### [Stated task]
Filter the records below down to lines containing "with".

-.-.-

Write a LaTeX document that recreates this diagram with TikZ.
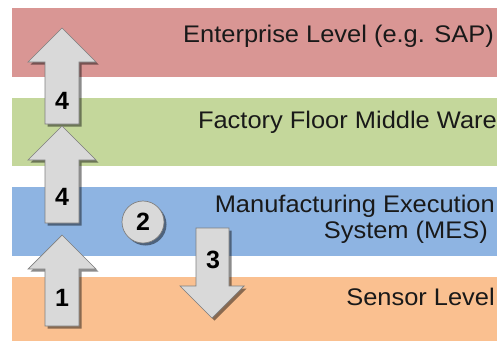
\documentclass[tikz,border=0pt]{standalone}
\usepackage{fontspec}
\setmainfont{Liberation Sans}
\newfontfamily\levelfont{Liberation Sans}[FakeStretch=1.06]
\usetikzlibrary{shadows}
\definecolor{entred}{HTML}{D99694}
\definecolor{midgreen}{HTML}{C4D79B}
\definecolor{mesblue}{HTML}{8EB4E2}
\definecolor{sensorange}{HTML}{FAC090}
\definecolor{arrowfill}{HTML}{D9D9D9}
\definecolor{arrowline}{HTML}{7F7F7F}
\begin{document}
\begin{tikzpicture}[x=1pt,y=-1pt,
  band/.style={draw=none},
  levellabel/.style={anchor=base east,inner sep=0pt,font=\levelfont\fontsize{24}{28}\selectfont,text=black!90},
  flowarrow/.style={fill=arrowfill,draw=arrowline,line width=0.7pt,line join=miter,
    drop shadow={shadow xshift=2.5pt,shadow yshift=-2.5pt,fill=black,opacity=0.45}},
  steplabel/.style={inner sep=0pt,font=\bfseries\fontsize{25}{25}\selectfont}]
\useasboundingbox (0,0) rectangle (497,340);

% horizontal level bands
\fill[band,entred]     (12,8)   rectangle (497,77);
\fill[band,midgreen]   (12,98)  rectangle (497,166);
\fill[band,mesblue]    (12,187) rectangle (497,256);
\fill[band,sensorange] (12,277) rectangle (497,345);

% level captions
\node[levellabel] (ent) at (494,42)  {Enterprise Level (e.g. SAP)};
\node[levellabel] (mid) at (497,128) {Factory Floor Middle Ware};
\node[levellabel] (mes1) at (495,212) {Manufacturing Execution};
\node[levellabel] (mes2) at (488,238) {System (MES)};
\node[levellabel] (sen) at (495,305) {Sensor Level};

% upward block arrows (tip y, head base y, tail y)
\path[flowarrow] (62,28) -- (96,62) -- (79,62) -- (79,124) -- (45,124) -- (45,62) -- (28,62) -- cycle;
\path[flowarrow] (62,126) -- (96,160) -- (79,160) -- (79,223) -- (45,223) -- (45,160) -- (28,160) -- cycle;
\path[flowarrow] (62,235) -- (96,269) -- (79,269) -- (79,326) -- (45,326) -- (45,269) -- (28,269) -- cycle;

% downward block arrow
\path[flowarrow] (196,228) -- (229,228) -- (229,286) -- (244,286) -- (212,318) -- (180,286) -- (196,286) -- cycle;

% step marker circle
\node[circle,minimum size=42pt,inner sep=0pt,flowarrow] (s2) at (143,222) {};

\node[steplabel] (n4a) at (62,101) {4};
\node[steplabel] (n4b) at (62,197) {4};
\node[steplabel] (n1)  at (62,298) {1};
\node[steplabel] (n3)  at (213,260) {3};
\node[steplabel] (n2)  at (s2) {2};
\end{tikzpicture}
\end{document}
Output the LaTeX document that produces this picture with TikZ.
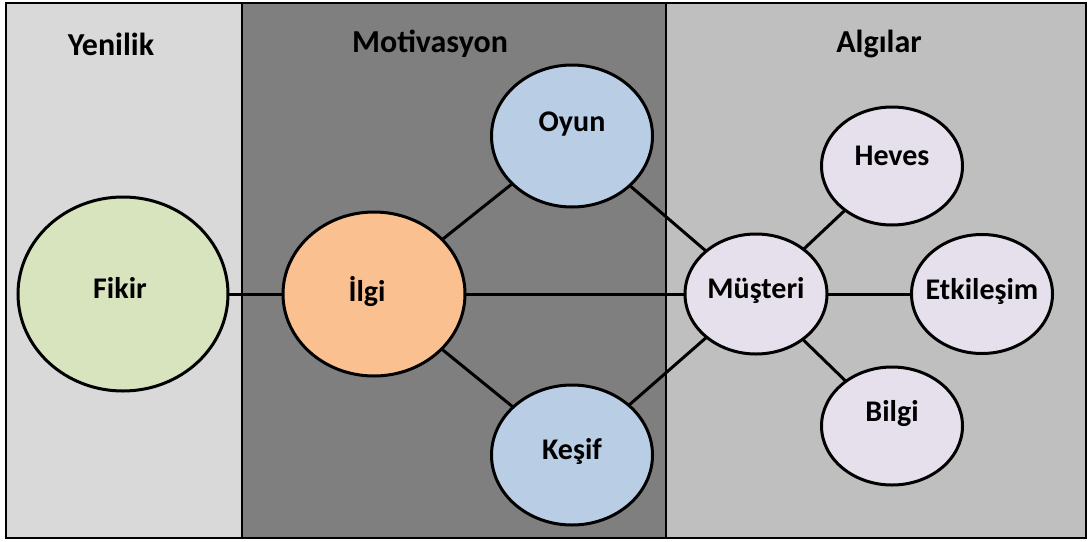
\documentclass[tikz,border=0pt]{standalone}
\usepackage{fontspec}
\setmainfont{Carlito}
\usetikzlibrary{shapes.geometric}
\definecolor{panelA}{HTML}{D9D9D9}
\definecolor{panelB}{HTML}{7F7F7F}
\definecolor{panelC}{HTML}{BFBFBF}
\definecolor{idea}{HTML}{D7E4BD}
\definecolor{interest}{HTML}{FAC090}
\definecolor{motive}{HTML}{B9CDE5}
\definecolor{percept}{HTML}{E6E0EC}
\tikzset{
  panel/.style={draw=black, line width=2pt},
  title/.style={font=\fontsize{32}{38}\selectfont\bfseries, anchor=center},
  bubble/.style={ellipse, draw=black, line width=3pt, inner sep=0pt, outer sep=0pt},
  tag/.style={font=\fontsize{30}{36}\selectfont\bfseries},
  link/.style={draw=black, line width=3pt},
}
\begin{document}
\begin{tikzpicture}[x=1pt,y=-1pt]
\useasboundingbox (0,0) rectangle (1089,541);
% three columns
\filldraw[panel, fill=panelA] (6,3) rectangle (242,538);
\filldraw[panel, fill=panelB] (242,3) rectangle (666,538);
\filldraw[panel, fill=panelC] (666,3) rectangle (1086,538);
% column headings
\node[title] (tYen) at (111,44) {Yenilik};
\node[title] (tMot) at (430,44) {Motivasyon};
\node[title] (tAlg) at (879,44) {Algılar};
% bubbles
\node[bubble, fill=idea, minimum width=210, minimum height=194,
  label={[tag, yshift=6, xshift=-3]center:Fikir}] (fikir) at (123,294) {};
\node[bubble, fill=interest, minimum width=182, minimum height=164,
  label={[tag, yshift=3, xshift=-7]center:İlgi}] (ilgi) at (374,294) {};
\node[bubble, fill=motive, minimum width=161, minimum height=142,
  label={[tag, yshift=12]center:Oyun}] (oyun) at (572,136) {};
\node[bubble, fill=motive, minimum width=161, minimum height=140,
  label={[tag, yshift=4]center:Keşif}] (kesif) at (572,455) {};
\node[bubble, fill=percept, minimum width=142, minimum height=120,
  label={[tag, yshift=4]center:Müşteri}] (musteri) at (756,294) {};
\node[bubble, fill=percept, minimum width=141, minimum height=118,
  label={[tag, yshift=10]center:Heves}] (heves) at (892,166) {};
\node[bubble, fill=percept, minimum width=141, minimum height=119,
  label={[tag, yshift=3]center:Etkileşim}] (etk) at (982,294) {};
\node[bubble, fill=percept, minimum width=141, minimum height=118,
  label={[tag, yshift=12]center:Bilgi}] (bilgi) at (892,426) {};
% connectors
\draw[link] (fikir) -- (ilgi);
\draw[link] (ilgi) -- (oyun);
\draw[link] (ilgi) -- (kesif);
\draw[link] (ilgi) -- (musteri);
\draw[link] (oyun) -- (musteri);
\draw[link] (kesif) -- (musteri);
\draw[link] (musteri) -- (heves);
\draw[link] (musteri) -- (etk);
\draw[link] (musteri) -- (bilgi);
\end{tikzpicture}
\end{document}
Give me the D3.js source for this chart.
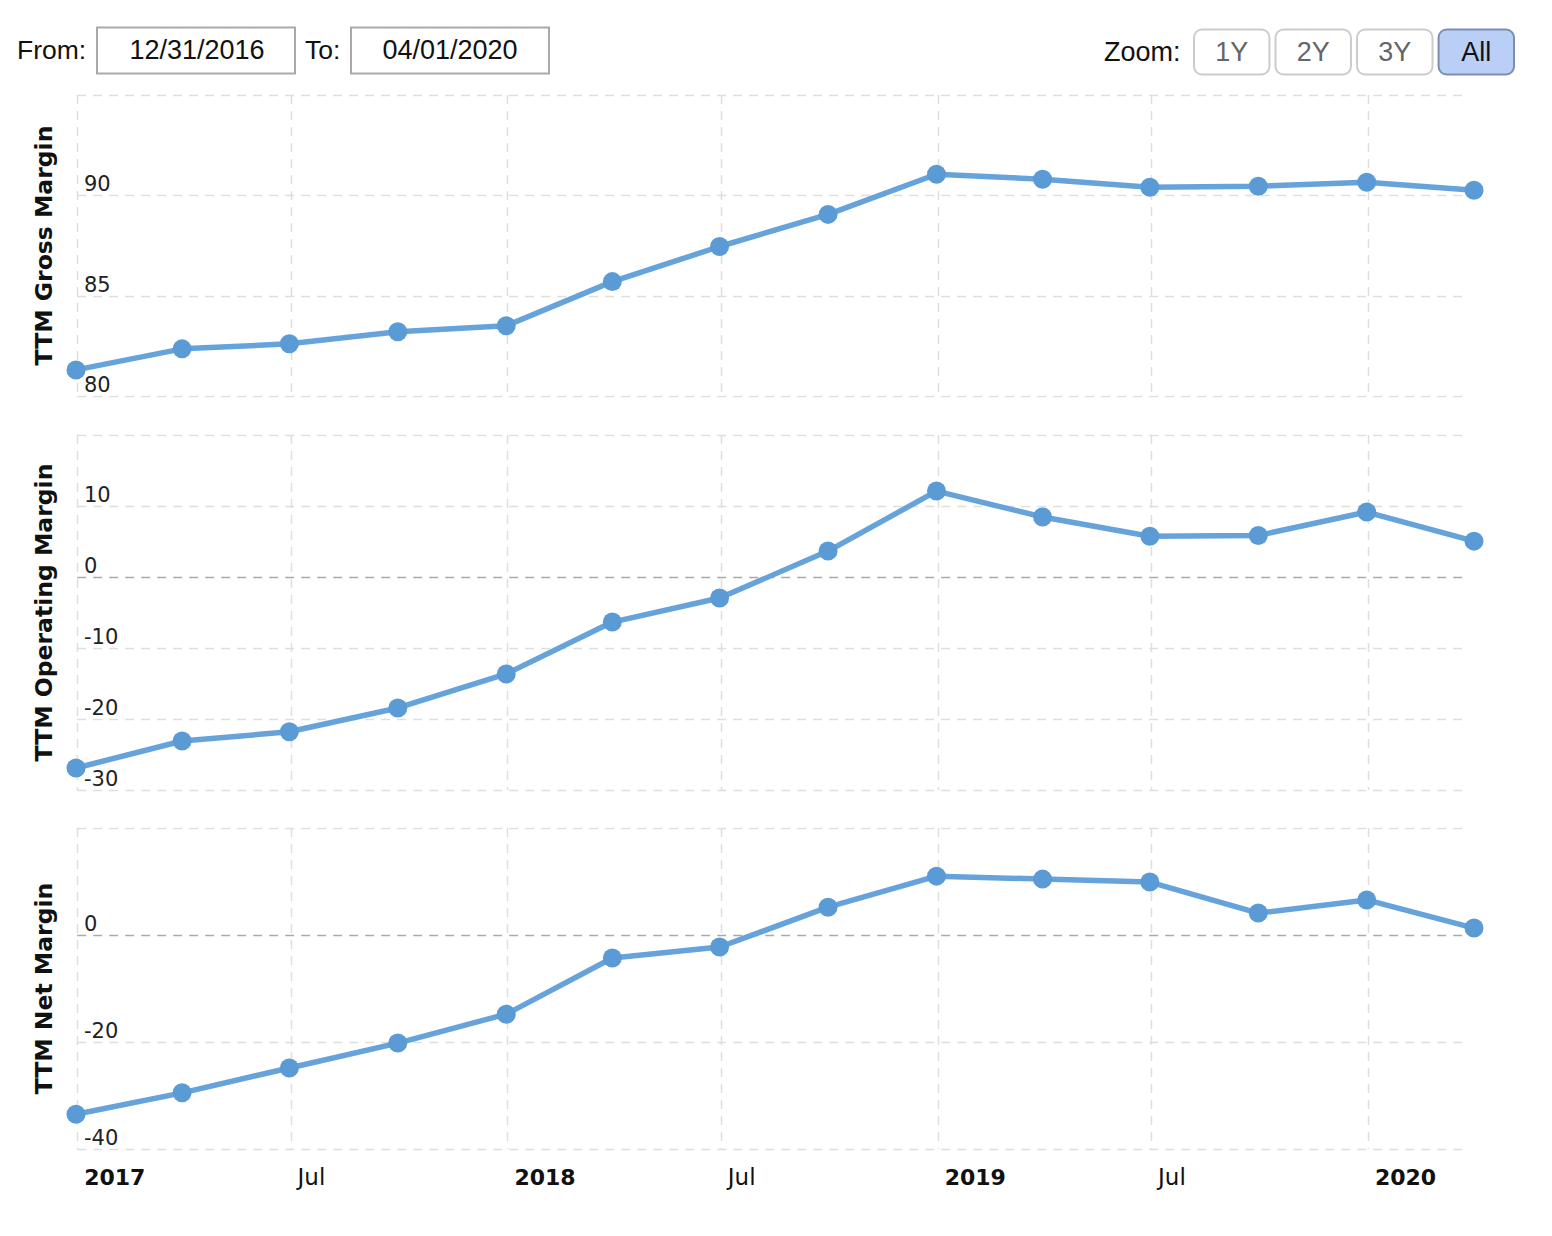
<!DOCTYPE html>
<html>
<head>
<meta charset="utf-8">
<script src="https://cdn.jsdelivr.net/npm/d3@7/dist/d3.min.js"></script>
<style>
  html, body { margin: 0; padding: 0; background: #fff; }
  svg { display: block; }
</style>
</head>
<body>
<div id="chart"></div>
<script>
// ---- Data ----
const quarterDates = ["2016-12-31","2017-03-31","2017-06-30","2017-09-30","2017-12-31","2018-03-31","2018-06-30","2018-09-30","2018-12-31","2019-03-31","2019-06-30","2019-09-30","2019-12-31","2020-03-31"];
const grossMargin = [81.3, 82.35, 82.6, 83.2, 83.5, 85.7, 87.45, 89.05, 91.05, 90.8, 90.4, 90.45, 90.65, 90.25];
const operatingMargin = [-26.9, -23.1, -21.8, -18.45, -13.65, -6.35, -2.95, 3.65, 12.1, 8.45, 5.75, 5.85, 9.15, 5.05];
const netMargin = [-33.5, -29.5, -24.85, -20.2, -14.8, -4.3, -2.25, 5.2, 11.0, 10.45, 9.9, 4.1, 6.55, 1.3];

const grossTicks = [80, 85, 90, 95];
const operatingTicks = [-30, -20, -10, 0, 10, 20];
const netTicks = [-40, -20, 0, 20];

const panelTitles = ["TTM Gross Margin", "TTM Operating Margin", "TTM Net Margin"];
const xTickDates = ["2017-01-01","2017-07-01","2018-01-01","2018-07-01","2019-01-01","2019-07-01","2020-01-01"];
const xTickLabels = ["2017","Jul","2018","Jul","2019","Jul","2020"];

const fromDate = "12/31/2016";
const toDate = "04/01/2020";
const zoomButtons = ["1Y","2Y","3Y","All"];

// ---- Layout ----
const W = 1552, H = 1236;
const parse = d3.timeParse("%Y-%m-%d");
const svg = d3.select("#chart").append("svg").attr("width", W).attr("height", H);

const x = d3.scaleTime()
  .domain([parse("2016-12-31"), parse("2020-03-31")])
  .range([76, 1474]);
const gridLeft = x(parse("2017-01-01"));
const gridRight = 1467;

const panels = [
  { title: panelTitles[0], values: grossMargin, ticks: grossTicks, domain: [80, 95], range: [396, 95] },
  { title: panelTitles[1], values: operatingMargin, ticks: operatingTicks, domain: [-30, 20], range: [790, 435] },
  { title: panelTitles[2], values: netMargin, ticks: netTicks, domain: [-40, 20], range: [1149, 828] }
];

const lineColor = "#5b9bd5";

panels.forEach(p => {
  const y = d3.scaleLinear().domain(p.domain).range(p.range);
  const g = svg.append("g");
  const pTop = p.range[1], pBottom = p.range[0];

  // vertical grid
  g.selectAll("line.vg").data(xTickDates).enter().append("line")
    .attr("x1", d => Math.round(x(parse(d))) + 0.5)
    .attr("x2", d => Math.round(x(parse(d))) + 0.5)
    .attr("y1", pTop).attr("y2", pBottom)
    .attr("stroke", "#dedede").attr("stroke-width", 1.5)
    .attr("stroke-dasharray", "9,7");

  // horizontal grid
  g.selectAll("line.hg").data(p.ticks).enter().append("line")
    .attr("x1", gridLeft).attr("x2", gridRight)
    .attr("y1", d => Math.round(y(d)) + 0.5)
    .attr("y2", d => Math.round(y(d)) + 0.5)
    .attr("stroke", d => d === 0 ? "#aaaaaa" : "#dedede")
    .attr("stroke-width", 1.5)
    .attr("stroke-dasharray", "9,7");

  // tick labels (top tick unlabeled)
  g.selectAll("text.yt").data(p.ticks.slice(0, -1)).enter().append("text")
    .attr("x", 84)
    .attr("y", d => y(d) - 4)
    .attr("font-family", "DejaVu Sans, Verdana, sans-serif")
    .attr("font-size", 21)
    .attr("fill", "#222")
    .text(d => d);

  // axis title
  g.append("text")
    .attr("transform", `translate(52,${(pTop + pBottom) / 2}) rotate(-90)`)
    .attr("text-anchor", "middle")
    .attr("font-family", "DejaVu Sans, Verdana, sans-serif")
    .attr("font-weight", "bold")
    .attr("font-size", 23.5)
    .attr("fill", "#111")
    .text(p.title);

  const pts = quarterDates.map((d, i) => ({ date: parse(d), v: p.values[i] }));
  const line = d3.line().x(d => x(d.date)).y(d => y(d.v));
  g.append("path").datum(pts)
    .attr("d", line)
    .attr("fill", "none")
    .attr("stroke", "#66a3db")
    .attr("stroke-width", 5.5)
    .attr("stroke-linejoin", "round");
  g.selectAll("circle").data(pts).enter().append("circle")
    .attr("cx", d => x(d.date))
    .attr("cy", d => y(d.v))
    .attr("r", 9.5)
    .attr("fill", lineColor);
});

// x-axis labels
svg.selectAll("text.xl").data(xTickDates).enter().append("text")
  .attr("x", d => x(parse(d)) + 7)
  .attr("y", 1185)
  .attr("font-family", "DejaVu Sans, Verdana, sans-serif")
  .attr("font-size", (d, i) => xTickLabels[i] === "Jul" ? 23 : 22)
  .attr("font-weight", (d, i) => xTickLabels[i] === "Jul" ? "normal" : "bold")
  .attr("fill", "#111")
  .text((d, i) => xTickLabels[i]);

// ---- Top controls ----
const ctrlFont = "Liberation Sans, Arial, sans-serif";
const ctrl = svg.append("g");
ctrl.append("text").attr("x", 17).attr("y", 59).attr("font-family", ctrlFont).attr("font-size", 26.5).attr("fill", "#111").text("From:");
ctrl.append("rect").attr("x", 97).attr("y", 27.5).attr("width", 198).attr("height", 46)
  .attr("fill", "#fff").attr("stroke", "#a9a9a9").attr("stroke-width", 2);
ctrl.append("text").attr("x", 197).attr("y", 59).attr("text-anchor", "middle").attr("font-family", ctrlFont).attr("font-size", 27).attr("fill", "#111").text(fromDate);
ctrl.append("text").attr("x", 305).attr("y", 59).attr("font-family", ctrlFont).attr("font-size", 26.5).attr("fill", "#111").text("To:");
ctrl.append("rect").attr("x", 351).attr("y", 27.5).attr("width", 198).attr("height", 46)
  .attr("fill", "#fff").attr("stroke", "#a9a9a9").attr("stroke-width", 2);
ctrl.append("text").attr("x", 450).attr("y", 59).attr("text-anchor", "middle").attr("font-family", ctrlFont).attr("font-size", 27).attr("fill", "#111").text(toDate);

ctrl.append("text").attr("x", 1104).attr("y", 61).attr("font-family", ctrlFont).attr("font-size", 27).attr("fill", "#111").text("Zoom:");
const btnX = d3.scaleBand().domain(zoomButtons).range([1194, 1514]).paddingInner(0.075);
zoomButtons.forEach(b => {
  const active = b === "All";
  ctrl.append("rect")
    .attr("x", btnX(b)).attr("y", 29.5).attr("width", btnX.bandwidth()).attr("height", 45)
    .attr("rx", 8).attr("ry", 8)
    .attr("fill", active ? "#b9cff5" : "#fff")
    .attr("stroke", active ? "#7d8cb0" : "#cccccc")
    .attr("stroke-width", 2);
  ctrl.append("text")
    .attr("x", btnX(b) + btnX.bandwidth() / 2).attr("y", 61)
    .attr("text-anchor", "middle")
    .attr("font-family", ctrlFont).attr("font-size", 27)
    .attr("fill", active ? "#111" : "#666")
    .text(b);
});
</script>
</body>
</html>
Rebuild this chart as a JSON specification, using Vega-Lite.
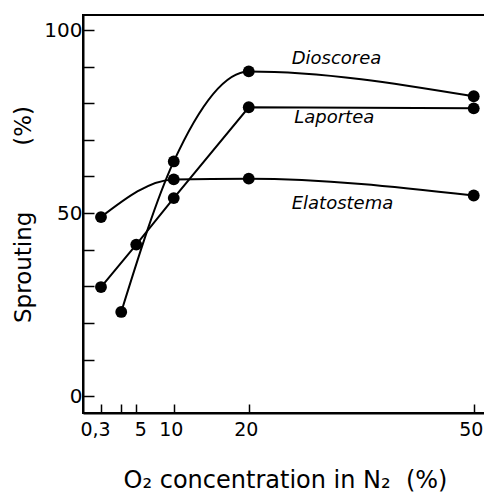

-.-.-

### [Solved problem]
Write a LaTeX document that recreates this diagram with TikZ.
Output the LaTeX document that produces this picture with TikZ.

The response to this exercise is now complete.